Legal review is critical before large-scale dataset creation.
Terms of Service (ToS)
Most websites define acceptable usage through Terms of Service agreements.
Violating ToS may:
- Trigger access restrictions
- Lead to account bans
- Result in legal disputes
While enforceability varies by jurisdiction, ignoring ToS increases operational risk.
Ethical Risks in AI-Driven Scraping
Bias Amplification
If scraped datasets are unbalanced or unrepresentative, AI systems trained on them may reinforce societal biases.
Example risks:
- Overrepresentation of specific demographics
- Underrepresentation of minority groups
- Skewed sentiment trends
Ethical scraping includes dataset diversity analysis.
Privacy Intrusion
Even if data is publicly accessible, large-scale aggregation can create privacy concerns.
Context matters.
A single public profile may not pose risk. Aggregating millions into searchable databases changes the ethical landscape.
Security & Data Handling
Scraped data must be stored securely.
Risks include:
- Data breaches
- Unauthorized access
- Poor encryption practices
- Inadequate access controls
Ethical scraping includes responsible data governance after extraction.
Compliance-First Scraping Framework
Step 1: Legal Assessment
- Identify applicable jurisdictions
- Evaluate privacy implications
- Review copyright status
- Analyze Terms of Service
Step 2: Data Classification
Categorize data into:
- Public non-personal data
- Public personal data
- Sensitive personal data
- Copyrighted content
Risk levels differ significantly between categories.
Step 3: Purpose Limitation
Define:
- Why the data is collected
- How it will be used
- Who will access it
- How long it will be stored
Clear documentation supports regulatory defensibility.
Step 4: Data Minimization
Collect only what is necessary.
Avoid:
- Excessive metadata
- Unused personal identifiers
- Redundant content
Minimal data collection reduces exposure.
Best Practices for Ethical Web Scraping
Respect Robots.txt (Where Appropriate)
Robots.txt files indicate preferred crawling behavior.
While not legally binding everywhere, respecting these guidelines demonstrates good faith.
Implement Rate Limiting
Avoid overwhelming servers.
Best practices:
- Throttled requests
- Distributed traffic
- Time-based scheduling
Ethical scraping avoids operational disruption.

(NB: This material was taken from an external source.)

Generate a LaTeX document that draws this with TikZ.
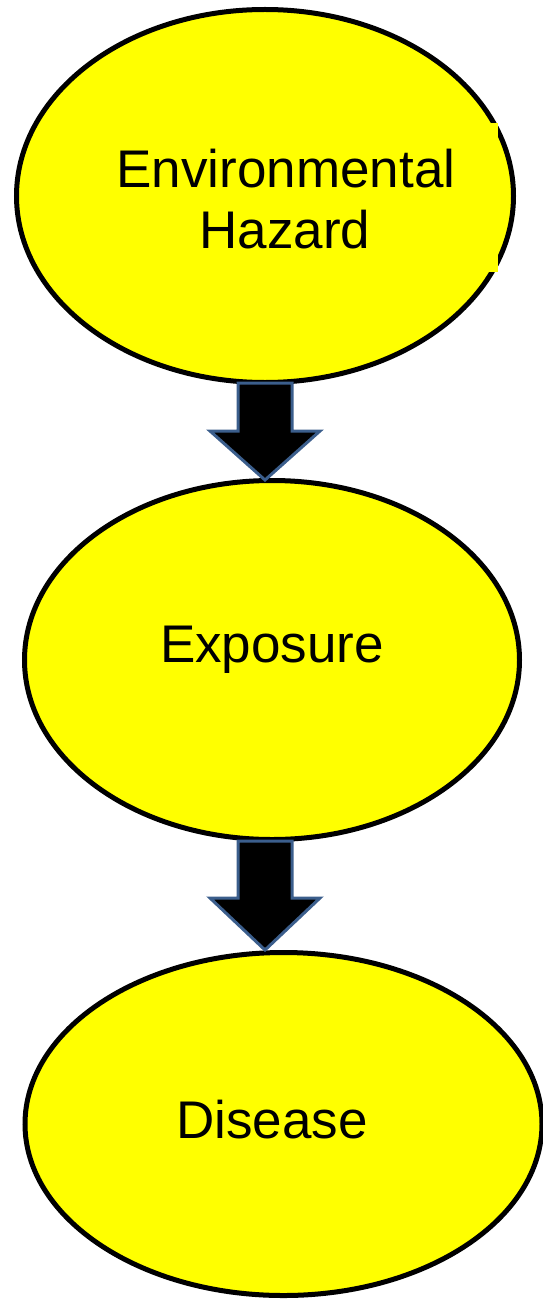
\documentclass[tikz,border=0pt]{standalone}
\usepackage{fontspec}
\setmainfont{Liberation Sans}
\usetikzlibrary{shapes.geometric}
\definecolor{hazy}{RGB}{255,255,0}
\definecolor{arrowedge}{RGB}{59,94,140}
\tikzset{
  bubble/.style={ellipse, draw=black, fill=hazy, line width=5pt, inner sep=0pt},
  label/.style={font=\fontsize{53}{61}\selectfont, align=center, inner sep=0pt},
  blockarrow/.style={fill=black, draw=arrowedge, line width=3pt, line join=miter}
}
\begin{document}
\begin{tikzpicture}[x=1pt,y=-1pt]
\useasboundingbox (0,0) rectangle (543,1300);
% ellipses
\node[bubble, minimum width=497pt, minimum height=373pt] (hazard) at (265,196) {};
\fill[hazy] (470,123) rectangle (497.5,272);
\node[bubble, minimum width=495pt, minimum height=359pt] (exposure) at (272,660) {};
\node[bubble, minimum width=517pt, minimum height=343pt] (disease) at (283.5,1124) {};
% labels
\node[label, anchor=base] (t1) at (286,187) {Environmental};
\node[label, anchor=base] (t2) at (285,248) {Hazard};
\node[label, anchor=base] (t3) at (272,662) {Exposure};
\node[label, anchor=base] (t4) at (272,1138) {Disease};
% arrows
\coordinate (a1) at (265,383);
\coordinate (a2) at (265,841);
\draw[blockarrow] ([xshift=-27pt]a1) -- ([xshift=27pt]a1) -- ([xshift=27pt,yshift=-48pt]a1)
  -- ([xshift=55pt,yshift=-48pt]a1) -- ([yshift=-97pt]a1) -- ([xshift=-55pt,yshift=-48pt]a1)
  -- ([xshift=-27pt,yshift=-48pt]a1) -- cycle;
\draw[blockarrow] ([xshift=-27pt]a2) -- ([xshift=27pt]a2) -- ([xshift=27pt,yshift=-57pt]a2)
  -- ([xshift=55pt,yshift=-57pt]a2) -- ([yshift=-109pt]a2) -- ([xshift=-55pt,yshift=-57pt]a2)
  -- ([xshift=-27pt,yshift=-57pt]a2) -- cycle;
\end{tikzpicture}
\end{document}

Anonymize or Pseudonymize Data
If personal data is collected:
- Remove direct identifiers
- Hash sensitive fields
- Aggregate data when possible
Anonymization reduces compliance burden.
Conduct Bias Audits
For AI training datasets:
- Analyze demographic distribution
- Identify skewed categories
- Monitor fairness metrics
Ethical scraping includes fairness evaluation.
Maintain Audit Trails
Log:
- Data sources
- Collection timestamps
- Transformation steps
- Access controls
Documentation supports transparency and accountability.
AI-Specific Considerations
Transparency
Organizations should document:
- Data origin
- Cleaning processes
- Labeling methodology
- Validation procedures
Explainability
If AI systems rely on scraped data, decision traceability becomes important.
Model Governance
Scraped data pipelines should integrate with:
- Model monitoring
- Drift detection
- Performance auditing
Ethical scraping supports responsible AI lifecycle management.

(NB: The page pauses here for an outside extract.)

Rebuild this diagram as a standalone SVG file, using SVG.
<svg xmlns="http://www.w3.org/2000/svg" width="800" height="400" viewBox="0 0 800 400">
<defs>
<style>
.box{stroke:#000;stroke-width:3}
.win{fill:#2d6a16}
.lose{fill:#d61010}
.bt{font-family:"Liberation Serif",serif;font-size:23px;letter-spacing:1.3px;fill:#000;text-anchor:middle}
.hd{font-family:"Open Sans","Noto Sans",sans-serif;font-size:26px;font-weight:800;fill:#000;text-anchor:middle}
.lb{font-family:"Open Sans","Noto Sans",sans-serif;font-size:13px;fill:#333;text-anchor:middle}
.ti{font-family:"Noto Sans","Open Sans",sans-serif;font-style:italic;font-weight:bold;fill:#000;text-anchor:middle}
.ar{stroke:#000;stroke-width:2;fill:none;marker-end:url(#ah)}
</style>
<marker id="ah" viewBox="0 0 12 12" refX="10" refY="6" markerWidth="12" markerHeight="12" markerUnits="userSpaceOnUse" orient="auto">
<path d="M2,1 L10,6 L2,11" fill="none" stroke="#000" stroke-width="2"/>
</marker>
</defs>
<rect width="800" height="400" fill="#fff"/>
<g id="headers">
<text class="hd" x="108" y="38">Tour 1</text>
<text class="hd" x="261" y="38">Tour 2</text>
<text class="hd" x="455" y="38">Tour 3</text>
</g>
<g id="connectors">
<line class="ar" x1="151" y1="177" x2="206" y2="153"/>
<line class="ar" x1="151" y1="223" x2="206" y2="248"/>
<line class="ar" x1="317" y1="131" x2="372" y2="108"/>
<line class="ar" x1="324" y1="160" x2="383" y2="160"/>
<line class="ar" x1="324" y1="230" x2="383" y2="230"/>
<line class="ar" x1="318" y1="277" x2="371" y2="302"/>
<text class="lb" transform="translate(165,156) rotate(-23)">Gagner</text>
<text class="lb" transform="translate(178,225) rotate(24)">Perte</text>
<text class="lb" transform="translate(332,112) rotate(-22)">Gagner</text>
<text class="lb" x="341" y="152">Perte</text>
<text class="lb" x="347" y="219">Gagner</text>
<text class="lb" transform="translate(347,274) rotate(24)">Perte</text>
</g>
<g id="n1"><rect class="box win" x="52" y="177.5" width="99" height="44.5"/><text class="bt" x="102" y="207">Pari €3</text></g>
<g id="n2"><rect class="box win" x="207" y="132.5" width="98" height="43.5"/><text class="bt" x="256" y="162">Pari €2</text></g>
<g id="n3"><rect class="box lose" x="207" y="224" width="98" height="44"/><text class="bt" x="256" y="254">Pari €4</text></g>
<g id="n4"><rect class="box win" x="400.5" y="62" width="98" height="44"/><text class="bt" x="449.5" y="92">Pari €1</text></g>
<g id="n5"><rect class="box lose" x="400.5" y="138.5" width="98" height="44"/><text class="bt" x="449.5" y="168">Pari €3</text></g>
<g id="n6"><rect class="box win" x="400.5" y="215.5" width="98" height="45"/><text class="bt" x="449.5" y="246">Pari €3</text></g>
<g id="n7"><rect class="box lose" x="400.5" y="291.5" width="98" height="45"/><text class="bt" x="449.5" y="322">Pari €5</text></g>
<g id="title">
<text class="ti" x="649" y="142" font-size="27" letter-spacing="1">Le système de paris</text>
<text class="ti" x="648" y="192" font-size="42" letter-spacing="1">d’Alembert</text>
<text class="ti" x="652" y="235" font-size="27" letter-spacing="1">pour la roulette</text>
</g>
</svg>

Enterprise Governance Model
Ethical scraping programs typically include:
- Legal consultation before deployment
- Defined acceptable-use policies
- Technical safeguards
- AI-based anomaly detection
- Regular compliance reviews
Hybrid governance models combining technical, legal, and operational oversight provide the strongest risk mitigation.
Risk Mitigation Checklist
Before launching a scraping program, confirm:
- Legal review completed
- Data classification performed
- Privacy impact assessment conducted
- Storage encryption implemented
- Access controls enforced
- Monitoring systems deployed
- Documentation archived
Scraping without governance increases long-term liability.
Common Misconceptions
“Public data is free to use.”
Public visibility does not eliminate copyright or privacy protections.
“If competitors scrape, we can too.”
Industry practice does not determine legality or ethics.
“AI training is exempt from compliance.”
AI applications are increasingly regulated, not exempt.
Future of Ethical Scraping in the AI Era
Regulation is expanding.
Governments are increasingly focused on:
- AI governance
- Data transparency
- Platform accountability
- Consumer privacy
Organizations that adopt ethical frameworks early will face fewer disruptions later.
Responsible data acquisition will become a competitive advantage.
Final Thoughts
Web scraping is not inherently unethical. It becomes problematic when done without governance, compliance, or transparency.
In the AI era, scraped data often fuels automated systems that influence decisions, pricing, hiring, and consumer experiences.
The responsibility is therefore higher.
Ethical web scraping requires:
- Legal awareness
- Technical discipline
- Data minimization
- Security controls
- Ongoing monitoring
Data can be powerful. It should also be principled.